Accordingly, although Vella’s testimony and letters paint a sympathetic picture of
his youth, in light of the lack of objective evidence regarding his medical condition before
he turned twenty-two, we find that substantial evidence supports the ALJ’s and district
court’s decisions that he failed to establish that he suffered from a medically determinable
psychiatric impairment during that time period.

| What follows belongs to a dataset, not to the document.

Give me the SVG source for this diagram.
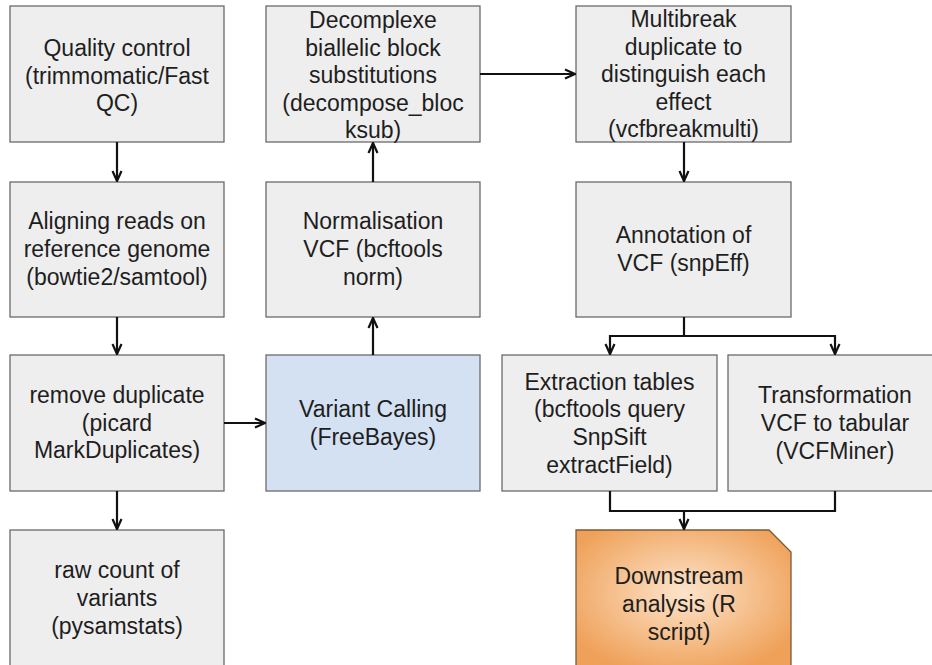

Vella claims that we should remand this case because the ALJ failed to develop the
record. We disagree. The ALJ obtained all available medical records from sources Vella
identified. In light of the lack of records regarding the relevant period, the ALJ requested,
received, and considered additional lay statements from Vella’s brother and friend. These
statements were largely conclusory, and provided no medical records or other objective
evidence. Vella claims the ALJ should have tried to obtain more detailed statements from
those lay witnesses. But the ALJ acted well within his discretion in determining that
additional witness testimony was unnecessary for full presentation of this case, especially
in light of the fact that neither the brother nor the friend indicated that they had further
information to add to their written statements. See Yancy v. Apfel,
145 F.3d 106, 113-14
(2d Cir. 1998). We have considered all of Vella’s remaining arguments and find them to
be without merit.
For the foregoing reasons, the judgment of conviction is AFFIRMED.